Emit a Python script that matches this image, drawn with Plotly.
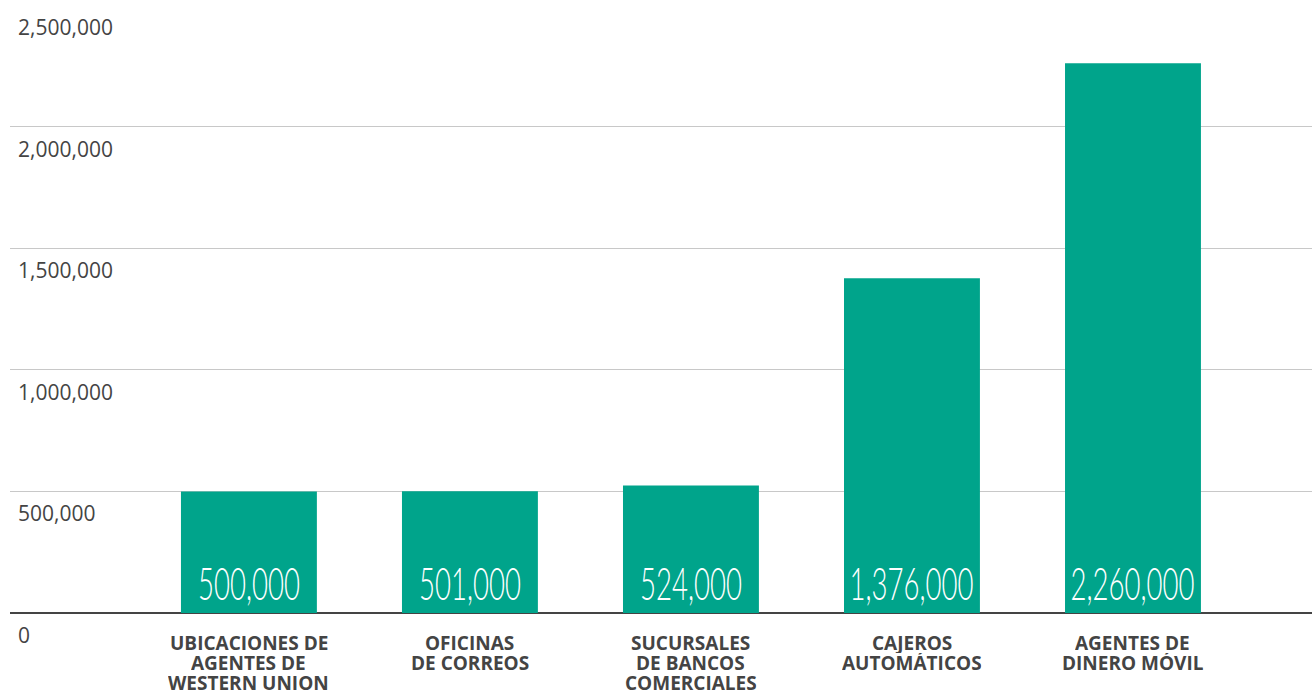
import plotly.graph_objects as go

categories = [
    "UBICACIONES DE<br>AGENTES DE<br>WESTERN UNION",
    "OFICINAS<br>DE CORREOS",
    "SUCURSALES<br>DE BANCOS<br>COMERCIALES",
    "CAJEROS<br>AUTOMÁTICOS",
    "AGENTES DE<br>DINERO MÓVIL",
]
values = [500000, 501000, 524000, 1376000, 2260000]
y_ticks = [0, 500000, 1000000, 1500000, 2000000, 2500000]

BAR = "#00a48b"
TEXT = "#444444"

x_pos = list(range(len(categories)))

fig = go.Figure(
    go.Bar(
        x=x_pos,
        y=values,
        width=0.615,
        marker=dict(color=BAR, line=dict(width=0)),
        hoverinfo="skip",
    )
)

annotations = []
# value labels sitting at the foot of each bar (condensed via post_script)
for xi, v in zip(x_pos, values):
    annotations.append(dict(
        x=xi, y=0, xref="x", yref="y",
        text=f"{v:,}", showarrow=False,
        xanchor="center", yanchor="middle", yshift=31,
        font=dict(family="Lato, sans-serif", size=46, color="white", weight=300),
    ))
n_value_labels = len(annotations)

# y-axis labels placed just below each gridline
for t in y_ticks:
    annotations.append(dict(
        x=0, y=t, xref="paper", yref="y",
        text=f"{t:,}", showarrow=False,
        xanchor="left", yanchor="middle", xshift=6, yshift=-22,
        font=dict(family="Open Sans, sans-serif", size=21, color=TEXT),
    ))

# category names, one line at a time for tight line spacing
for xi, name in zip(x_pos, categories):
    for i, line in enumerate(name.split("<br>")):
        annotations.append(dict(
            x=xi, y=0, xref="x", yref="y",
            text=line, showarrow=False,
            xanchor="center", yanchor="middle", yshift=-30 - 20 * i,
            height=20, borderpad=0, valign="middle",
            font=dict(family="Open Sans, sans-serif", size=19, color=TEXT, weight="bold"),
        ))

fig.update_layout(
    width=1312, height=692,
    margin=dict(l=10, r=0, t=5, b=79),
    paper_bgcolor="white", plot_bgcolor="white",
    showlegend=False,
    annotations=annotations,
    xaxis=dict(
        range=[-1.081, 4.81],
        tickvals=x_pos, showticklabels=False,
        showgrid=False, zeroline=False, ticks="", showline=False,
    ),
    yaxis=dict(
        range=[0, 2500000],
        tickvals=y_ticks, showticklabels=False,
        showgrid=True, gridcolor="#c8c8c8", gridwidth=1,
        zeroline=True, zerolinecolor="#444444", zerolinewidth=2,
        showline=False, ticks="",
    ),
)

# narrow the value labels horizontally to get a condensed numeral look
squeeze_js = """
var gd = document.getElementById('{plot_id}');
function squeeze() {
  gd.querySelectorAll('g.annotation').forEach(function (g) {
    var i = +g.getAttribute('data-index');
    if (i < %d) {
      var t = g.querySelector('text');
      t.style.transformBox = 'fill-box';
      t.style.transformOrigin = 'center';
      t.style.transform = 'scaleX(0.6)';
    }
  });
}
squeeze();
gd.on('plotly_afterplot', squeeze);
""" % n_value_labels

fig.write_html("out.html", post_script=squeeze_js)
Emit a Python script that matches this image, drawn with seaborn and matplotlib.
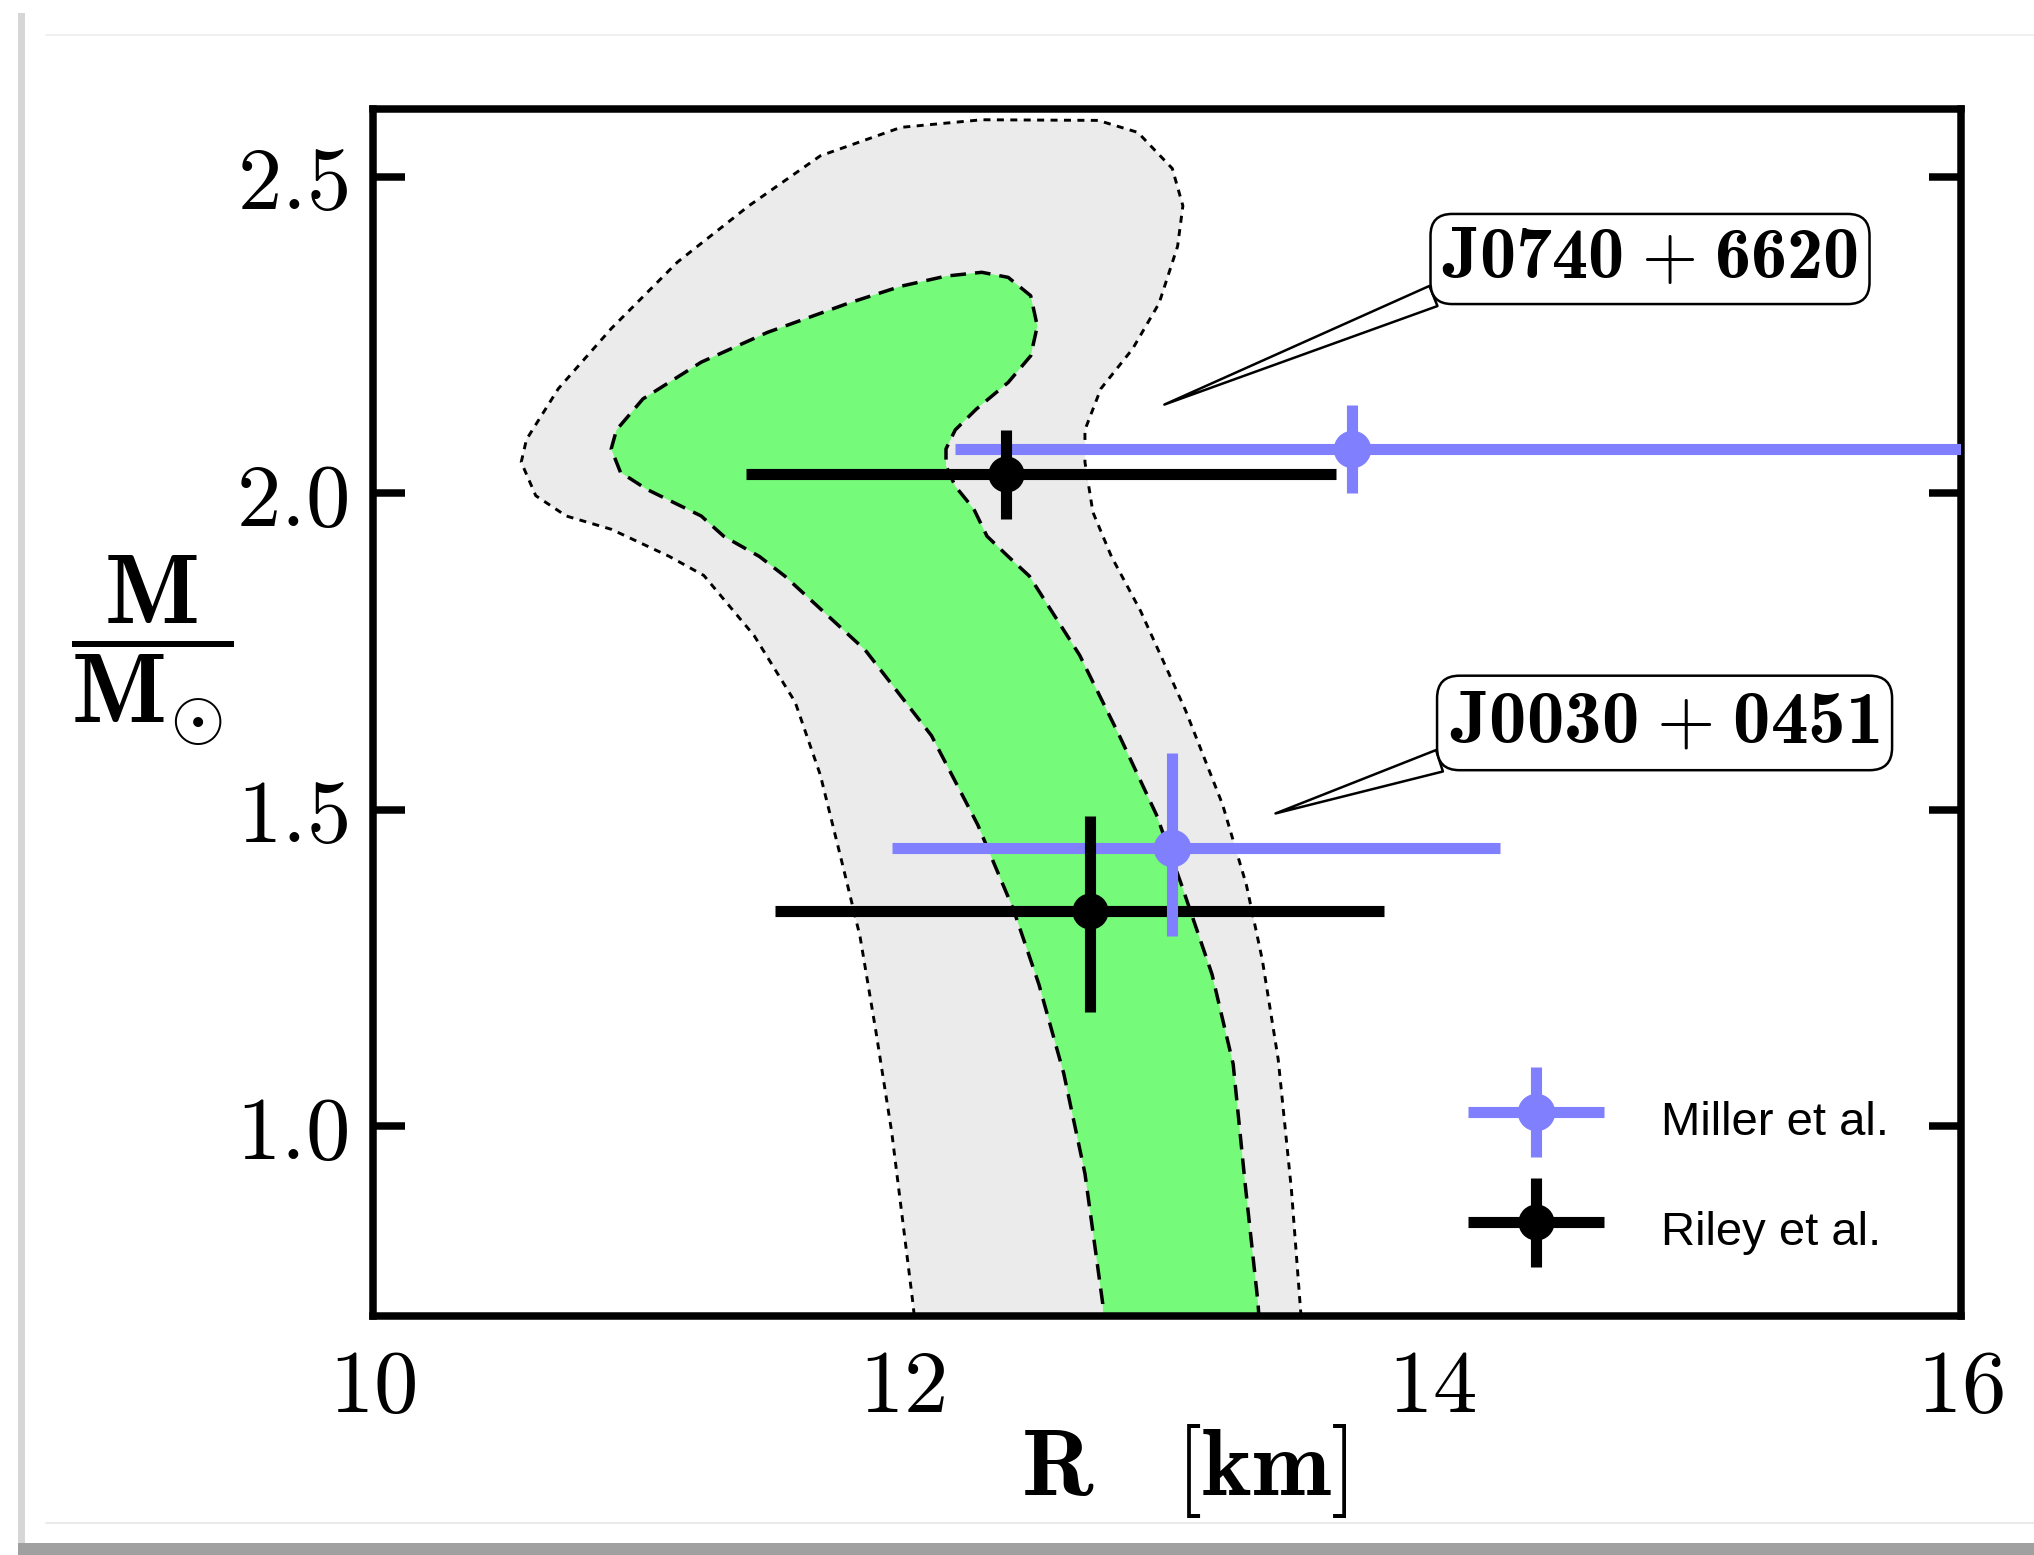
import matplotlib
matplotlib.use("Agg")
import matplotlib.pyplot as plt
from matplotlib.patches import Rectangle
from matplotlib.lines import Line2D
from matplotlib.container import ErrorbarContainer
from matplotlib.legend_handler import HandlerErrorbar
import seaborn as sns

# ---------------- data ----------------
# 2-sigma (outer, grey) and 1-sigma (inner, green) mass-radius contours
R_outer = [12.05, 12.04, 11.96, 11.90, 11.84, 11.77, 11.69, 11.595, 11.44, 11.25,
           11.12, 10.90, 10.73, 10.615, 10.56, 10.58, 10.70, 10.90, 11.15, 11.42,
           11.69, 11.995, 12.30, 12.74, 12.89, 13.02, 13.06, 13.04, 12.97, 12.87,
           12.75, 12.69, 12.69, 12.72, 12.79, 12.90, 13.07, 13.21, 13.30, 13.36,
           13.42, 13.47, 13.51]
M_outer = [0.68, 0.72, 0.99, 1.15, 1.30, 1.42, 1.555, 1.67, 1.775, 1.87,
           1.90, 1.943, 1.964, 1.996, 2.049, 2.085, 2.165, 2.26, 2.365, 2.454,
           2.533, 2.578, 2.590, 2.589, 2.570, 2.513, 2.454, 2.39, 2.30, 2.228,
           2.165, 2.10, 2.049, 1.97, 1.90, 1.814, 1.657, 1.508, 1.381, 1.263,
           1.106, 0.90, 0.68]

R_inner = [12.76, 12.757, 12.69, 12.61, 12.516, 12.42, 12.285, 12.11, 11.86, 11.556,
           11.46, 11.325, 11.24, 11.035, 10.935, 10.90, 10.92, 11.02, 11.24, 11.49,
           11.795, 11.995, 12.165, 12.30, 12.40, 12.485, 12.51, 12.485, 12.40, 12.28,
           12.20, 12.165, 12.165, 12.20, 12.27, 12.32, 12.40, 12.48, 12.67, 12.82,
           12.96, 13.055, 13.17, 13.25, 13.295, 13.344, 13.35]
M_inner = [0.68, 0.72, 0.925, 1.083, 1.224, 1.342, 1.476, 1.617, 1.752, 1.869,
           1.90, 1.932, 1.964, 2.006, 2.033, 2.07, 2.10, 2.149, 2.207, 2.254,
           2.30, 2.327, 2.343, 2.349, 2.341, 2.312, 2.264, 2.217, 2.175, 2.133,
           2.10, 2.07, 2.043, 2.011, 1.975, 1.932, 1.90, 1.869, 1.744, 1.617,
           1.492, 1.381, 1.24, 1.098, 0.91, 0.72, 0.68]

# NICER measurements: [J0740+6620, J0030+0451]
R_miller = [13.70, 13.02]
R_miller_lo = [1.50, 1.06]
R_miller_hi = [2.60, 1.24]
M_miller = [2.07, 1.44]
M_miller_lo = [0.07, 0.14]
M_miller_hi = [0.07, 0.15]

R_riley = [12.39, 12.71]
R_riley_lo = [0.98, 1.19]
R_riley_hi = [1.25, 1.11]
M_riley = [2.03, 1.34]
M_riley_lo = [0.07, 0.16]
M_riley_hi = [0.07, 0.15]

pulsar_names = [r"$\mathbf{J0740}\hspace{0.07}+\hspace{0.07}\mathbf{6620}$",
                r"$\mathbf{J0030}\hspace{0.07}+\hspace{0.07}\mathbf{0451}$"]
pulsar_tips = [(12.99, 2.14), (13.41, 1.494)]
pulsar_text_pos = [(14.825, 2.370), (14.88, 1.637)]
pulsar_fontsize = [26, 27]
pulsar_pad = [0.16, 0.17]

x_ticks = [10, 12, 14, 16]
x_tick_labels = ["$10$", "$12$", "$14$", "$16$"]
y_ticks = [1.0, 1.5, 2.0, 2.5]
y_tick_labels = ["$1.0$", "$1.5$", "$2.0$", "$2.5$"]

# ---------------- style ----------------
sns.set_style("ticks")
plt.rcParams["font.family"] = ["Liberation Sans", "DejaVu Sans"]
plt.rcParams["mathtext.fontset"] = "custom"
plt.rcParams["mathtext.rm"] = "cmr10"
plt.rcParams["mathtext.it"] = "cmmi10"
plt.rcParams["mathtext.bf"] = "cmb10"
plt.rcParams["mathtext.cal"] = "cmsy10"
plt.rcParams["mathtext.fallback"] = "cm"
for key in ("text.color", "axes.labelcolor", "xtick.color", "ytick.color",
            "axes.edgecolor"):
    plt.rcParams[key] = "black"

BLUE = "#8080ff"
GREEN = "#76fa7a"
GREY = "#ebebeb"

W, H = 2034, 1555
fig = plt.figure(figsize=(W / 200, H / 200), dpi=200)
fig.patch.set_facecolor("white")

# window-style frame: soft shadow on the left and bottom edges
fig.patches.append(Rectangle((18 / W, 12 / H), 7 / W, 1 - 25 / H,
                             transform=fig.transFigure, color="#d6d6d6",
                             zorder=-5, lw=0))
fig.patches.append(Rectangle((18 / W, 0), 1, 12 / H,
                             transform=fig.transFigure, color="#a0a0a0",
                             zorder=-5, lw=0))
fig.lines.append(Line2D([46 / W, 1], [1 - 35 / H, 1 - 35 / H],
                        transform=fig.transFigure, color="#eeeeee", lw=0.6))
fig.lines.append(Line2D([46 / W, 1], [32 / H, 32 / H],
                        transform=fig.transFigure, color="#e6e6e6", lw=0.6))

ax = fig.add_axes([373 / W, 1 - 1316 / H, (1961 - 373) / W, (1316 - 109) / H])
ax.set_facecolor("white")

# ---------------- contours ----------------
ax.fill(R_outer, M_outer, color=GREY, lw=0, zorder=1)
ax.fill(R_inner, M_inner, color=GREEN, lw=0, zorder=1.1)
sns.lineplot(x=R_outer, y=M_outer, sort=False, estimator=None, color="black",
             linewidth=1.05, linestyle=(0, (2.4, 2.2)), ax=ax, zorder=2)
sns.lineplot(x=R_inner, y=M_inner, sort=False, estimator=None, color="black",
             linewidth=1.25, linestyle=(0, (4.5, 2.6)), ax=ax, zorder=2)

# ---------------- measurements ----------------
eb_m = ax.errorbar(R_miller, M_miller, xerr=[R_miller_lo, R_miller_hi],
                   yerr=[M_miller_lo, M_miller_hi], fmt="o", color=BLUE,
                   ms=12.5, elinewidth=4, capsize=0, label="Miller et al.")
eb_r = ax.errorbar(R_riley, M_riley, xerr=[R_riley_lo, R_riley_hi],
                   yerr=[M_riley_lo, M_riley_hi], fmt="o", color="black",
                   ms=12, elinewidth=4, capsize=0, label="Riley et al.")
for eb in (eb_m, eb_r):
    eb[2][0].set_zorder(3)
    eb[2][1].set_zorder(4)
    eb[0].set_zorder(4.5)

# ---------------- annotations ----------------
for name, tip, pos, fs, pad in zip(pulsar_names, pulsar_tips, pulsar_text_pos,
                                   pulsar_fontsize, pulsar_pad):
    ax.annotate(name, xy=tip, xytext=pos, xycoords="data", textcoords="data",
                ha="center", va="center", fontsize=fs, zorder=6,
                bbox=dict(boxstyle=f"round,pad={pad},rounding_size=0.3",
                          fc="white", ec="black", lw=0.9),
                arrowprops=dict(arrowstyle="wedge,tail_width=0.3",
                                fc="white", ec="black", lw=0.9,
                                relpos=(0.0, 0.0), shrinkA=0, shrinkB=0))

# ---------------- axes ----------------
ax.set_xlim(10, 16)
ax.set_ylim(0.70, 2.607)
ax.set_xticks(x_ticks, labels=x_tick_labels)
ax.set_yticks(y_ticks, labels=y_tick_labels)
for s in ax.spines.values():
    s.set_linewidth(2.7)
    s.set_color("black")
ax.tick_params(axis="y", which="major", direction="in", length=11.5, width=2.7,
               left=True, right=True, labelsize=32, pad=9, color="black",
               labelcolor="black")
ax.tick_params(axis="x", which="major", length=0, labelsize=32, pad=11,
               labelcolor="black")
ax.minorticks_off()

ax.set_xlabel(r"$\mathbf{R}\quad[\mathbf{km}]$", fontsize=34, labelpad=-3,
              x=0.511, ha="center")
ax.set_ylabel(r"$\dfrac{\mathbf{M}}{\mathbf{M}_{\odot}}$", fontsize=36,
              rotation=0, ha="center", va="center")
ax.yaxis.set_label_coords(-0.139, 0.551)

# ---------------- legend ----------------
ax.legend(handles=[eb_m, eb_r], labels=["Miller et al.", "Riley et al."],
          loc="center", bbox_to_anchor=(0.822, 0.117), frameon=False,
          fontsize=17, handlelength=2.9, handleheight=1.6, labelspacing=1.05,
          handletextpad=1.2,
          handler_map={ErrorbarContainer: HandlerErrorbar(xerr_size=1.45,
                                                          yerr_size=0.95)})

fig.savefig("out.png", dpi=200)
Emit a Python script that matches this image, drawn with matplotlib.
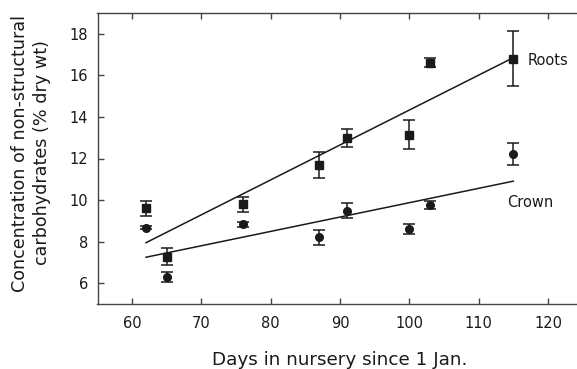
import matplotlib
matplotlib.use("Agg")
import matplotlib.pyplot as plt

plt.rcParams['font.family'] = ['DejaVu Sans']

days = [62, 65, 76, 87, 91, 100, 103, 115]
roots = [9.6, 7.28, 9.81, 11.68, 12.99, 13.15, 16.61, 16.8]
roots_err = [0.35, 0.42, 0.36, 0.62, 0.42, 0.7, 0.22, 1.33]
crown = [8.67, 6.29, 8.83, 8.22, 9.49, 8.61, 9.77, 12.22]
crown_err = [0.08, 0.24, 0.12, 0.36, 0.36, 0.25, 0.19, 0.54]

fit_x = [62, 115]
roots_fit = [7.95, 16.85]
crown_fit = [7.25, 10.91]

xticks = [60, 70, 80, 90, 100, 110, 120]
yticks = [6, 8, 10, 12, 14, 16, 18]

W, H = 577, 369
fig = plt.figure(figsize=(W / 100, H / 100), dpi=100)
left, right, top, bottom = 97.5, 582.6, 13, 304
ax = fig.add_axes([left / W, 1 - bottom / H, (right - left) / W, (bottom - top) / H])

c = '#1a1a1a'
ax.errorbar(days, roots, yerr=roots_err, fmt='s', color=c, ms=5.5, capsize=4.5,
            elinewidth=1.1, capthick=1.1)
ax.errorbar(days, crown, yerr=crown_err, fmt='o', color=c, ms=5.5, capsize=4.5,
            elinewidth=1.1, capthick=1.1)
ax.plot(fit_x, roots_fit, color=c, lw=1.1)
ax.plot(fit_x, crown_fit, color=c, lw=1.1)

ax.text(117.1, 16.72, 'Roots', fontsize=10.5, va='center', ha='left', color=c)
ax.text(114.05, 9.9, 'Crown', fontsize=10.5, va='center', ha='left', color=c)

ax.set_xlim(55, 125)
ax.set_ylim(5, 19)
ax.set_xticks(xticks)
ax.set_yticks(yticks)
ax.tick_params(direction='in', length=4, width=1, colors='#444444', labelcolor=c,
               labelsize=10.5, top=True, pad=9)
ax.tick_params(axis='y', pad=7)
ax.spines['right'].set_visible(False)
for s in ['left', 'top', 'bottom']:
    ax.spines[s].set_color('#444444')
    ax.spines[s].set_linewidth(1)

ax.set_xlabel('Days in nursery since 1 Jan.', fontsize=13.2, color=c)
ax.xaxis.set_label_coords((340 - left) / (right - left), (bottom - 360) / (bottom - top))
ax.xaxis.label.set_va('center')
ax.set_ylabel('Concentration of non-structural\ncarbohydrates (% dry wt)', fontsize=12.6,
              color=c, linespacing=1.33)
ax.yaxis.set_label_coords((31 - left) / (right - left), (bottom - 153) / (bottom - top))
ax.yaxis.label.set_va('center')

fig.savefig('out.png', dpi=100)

*-*-*

Give again, word for word, the part that opens with the line containing "Emit a Python script that matches this image, drawn with seaborn" and closes with the one containing "import seaborn as sns". Include both of those lines and skip all pictures.

■ Complete answer ■
Emit a Python script that matches this image, drawn with seaborn and matplotlib.
import matplotlib
matplotlib.use("Agg")
import matplotlib.pyplot as plt
from matplotlib.patches import Rectangle
from matplotlib.lines import Line2D
from matplotlib.container import ErrorbarContainer
from matplotlib.legend_handler import HandlerErrorbar
import seaborn as sns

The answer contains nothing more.